In the south and Sicily the Christian Democrats remained the biggest single party but in innumerable places its candidates for mayor were overtaken or seriously challenged by left-wingers, members of the anti-Mafia La Rete, independents or leaders of local lists. 'The vote has left us with an unrecognisable country,' declared the PDS party organ, l'Unita.

'We are living through a change of regime,' said the Corriere della Sera. 'The citizens have asked once again to be able to continue legally and calmly on the path they have taken.'

For the first time in Italian post- war history inhabitants of 1,192 towns and cities were voting directly to elect their mayors, previously nominated by leaders of the ruling parties. Those with fewer than 15,000 inhabitants - more than a thousand of them - were voting by a majority system, many of them for the first time.

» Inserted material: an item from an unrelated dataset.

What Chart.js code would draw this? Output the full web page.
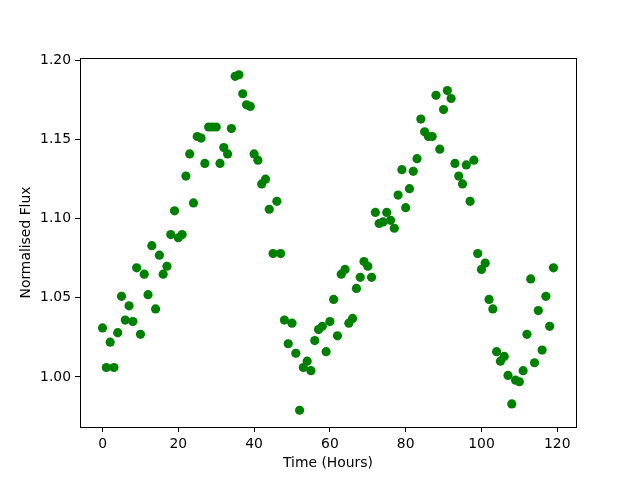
<!DOCTYPE html>
<html>
<head>
<meta charset="utf-8">
<script src="https://cdn.jsdelivr.net/npm/chart.js@4"></script>
<style>
  html, body { margin: 0; padding: 0; background: #fff; }
  #wrap { width: 640px; height: 480px; }
</style>
</head>
<body>
<div id="wrap"><canvas id="myChart" width="640" height="480"></canvas></div>
<script>
// time in hours
var hours = [];
for (var i = 0; i < 120; i++) hours.push(i);

var flux = [
  1.031, 1.006, 1.022, 1.006, 1.028, 1.051, 1.036, 1.045, 1.035, 1.069,
  1.027, 1.065, 1.052, 1.083, 1.043, 1.077, 1.065, 1.070, 1.090, 1.105,
  1.088, 1.090, 1.127, 1.141, 1.110, 1.152, 1.151, 1.135, 1.158, 1.158,
  1.158, 1.135, 1.145, 1.141, 1.157, 1.190, 1.191, 1.179, 1.172, 1.171,
  1.141, 1.137, 1.122, 1.125, 1.106, 1.078, 1.111, 1.078, 1.036, 1.021,
  1.034, 1.015, 0.979, 1.006, 1.010, 1.004, 1.023, 1.030, 1.032, 1.016,
  1.035, 1.049, 1.026, 1.065, 1.068, 1.034, 1.037, 1.056, 1.063, 1.073,
  1.070, 1.063, 1.104, 1.097, 1.098, 1.104, 1.099, 1.094, 1.115, 1.131,
  1.107, 1.119, 1.130, 1.138, 1.163, 1.155, 1.152, 1.152, 1.178, 1.144,
  1.169, 1.181, 1.176, 1.135, 1.127, 1.122, 1.134, 1.111, 1.137, 1.078,
  1.068, 1.072, 1.049, 1.043, 1.016, 1.010, 1.013, 1.001, 0.983, 0.998,
  0.997, 1.004, 1.027, 1.062, 1.009, 1.042, 1.017, 1.051, 1.032, 1.069
];

var xTicks = [0, 20, 40, 60, 80, 100, 120];
var yTicks = [1.00, 1.05, 1.10, 1.15, 1.20];

var pts = hours.map(function (h, i) { return {x: h, y: flux[i]}; });

// matplotlib style 5% margins
var xMin = Math.min.apply(null, hours), xMax = Math.max.apply(null, hours);
var yMin = Math.min.apply(null, flux), yMax = Math.max.apply(null, flux);
var xPad = (xMax - xMin) * 0.05, yPad = (yMax - yMin) * 0.05;

Chart.defaults.font.family = "'DejaVu Sans', sans-serif";
Chart.defaults.color = '#000';

var frame = {
  id: 'frame',
  afterDraw: function (chart) {
    var a = chart.chartArea, ctx = chart.ctx;
    ctx.save();
    ctx.strokeStyle = '#000';
    ctx.lineWidth = 1;
    ctx.strokeRect(Math.round(a.left) + 0.5, Math.round(a.top) + 0.5,
      Math.round(a.right - a.left), Math.round(a.bottom - a.top));
    ctx.restore();
  }
};

new Chart(document.getElementById("myChart"), {
  type: "scatter",
  data: {
    datasets: [{
      data: pts,
      backgroundColor: "#008000",
      borderColor: "#008000",
      pointRadius: 4.6,
      pointHoverRadius: 4.6,
      borderWidth: 0
    }]
  },
  options: {
    responsive: false,
    animation: false,
    events: [],
    layout: { padding: { top: 58, right: 64, left: 0, bottom: 0 } },
    plugins: { legend: { display: false }, tooltip: { enabled: false } },
    scales: {
      x: {
        type: 'linear',
        min: xMin - xPad,
        max: xMax + xPad,
        afterBuildTicks: function (s) { s.ticks = xTicks.map(function (v) { return {value: v}; }); },
        afterFit: function (s) { s.height = 53; },
        grid: { display: true, drawOnChartArea: false, drawTicks: true, tickLength: 5, color: '#000' },
        border: { display: false },
        ticks: { padding: 4, font: { size: 13.9 }, maxRotation: 0, callback: function (v) { return v; } },
        title: { display: true, text: 'Time (Hours)', font: { size: 13.9 }, padding: { top: 0, bottom: 8.6 } }
      },
      y: {
        type: 'linear',
        min: yMin - yPad,
        max: yMax + yPad,
        afterBuildTicks: function (s) { s.ticks = yTicks.map(function (v) { return {value: v}; }); },
        afterFit: function (s) { s.width = 80; },
        grid: { display: true, drawOnChartArea: false, drawTicks: true, tickLength: 5, color: '#000' },
        border: { display: false },
        ticks: { padding: 4, font: { size: 13.9 }, callback: function (v) { return v.toFixed(2); } },
        title: { display: true, text: 'Normalised Flux', font: { size: 13.9 }, padding: { top: 17.6, bottom: 0 } }
      }
    }
  },
  plugins: [frame]
});
</script>
</body>
</html>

Few of the candidates won the necessary 50.1 per cent of the vote to be elected outright, so in most places the two leading candidates face a run-off on 20 June. In many places the run-off is between two reform candidates, rather than between a new face and an old one. The competition for allies in the second round has already begun.

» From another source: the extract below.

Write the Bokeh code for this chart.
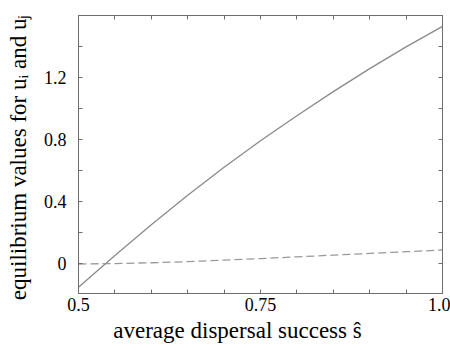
from bokeh.plotting import figure
from bokeh.models import FixedTicker, LinearAxis, Range1d
from bokeh.embed import file_html
from bokeh.resources import INLINE

s_vals = [0.5, 0.55, 0.6, 0.65, 0.7, 0.75, 0.8, 0.85, 0.9, 0.95, 1.0]
u_solid = [-0.15, 0.055, 0.253, 0.443, 0.623, 0.793, 0.955, 1.11, 1.258, 1.398, 1.53]
u_dashed = [0.0, 0.003, 0.008, 0.015, 0.025, 0.035, 0.046, 0.057, 0.068, 0.079, 0.09]

x_ticks = [0.5, 0.55, 0.6, 0.65, 0.7, 0.75, 0.8, 0.85, 0.9, 0.95, 1.0]
x_labels = {0.5: "0.5", 0.75: "0.75", 1.0: "1.0"}
y_ticks = [0.0, 0.2, 0.4, 0.6, 0.8, 1.0, 1.2, 1.4]
y_labels = {0.0: "0", 0.4: "0.4", 0.8: "0.8", 1.2: "1.2"}

FONT = "'Liberation Serif', 'Times New Roman', serif"
GRAY = "#6e6e6e"

p = figure(width=450, height=350, output_backend="svg", toolbar_location=None,
           x_range=Range1d(0.5, 1.0), y_range=Range1d(-0.19, 1.6),
           x_axis_label="average dispersal success ŝ\u2003\u2003",
           y_axis_label="equilibrium values for uᵢ  and uⱼ",
           min_border_left=78, min_border_right=8, min_border_top=15, min_border_bottom=57)
p.grid.visible = False
p.outline_line_color = GRAY
p.background_fill_color = "white"

def style(ax, ticks, labels, show):
    ax.ticker = FixedTicker(ticks=ticks)
    ax.major_label_overrides = {t: (labels.get(t, "") if show else "") for t in ticks}
    ax.major_tick_in = 4
    ax.major_tick_out = 0
    ax.minor_tick_in = 0
    ax.minor_tick_out = 0
    ax.axis_line_color = GRAY
    ax.major_tick_line_color = GRAY
    ax.major_label_text_font = FONT
    ax.major_label_text_font_size = "18px"
    ax.major_label_text_color = "black"
    ax.axis_label_text_font = FONT
    ax.axis_label_text_font_size = "23px"
    ax.axis_label_text_font_style = "normal"
    ax.axis_label_text_color = "black"

style(p.xaxis[0], x_ticks, x_labels, True)
style(p.yaxis[0], y_ticks, y_labels, True)
p.xaxis[0].major_label_standoff = 4
p.yaxis[0].major_label_standoff = 12
p.xaxis[0].axis_label_standoff = 4
p.yaxis[0].axis_label_standoff = 10

top = LinearAxis()
style(top, x_ticks, x_labels, False)
p.add_layout(top, "above")
right = LinearAxis()
style(right, y_ticks, y_labels, False)
p.add_layout(right, "right")

p.line(s_vals, u_solid, line_color="#8a8a8a", line_width=1.3)
p.line(s_vals, u_dashed, line_color="#999999", line_width=1.3, line_dash="8 4")

open("out.html", "w").write(file_html(p, INLINE))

The markets and the lira wavered somewhat yesterday as the official results began to come out. There is no knowing whether the new mayors and their councils will be capable administrators, and whether the new groupings can turn from protest movements into responsible governing parties.

The changes were starkest in the north where the Northern League, with 32 per cent, proved by far the largest party in the bigger centres using the more easily measurable proportional system. Of the disgraced ruling parties, the Christian Democrats saw their vote more than halved, from 22.7 to 10.4 per cent. The Socialists, even more besmirched by the corruption scandals, were almost annihilated. Their vote plunged from 17.2 per cent to 1 per cent.

In Milan, the powerhouse of the revolution, the Northern League's candidate, Marco Formentini, came out on top with 38.8 per cent, ahead of Nando dalla Chiesa of the anti-Mafia La Rete, allied with the PDS and the Greens (30.4 per cent).

Surprisingly, in Turin the League candidate, Domenico Comino, came third, less than a percentage point behind Valentino Castellani, of Mario Segni's reformist Democratic Alliance, the PDS and other Greens, and below Diego Novelli of La Rete, who combined with a Green list, pensioners and the hardline Riformazione Communista. The League, stunned by the setback, promptly demanded a recount and started proceedings to have the vote annulled, charging that a tiny rival League group had illegally diverted some of its votes.

La Rete, in fact, has done remarkably well considering that it still only commands about 3 per cent of the overall vote in places with proportional voting. Founded by Leoluca Orlando, a former Christian Democrat mayor of Palermo as a protest movement against the Mafia, it is a curious mixture of radicals, Catholics and Communists. Although it could be expected to do better in the south, it has had surprising successes in the north, probably thanks to attractive candidates and well-struck alliances.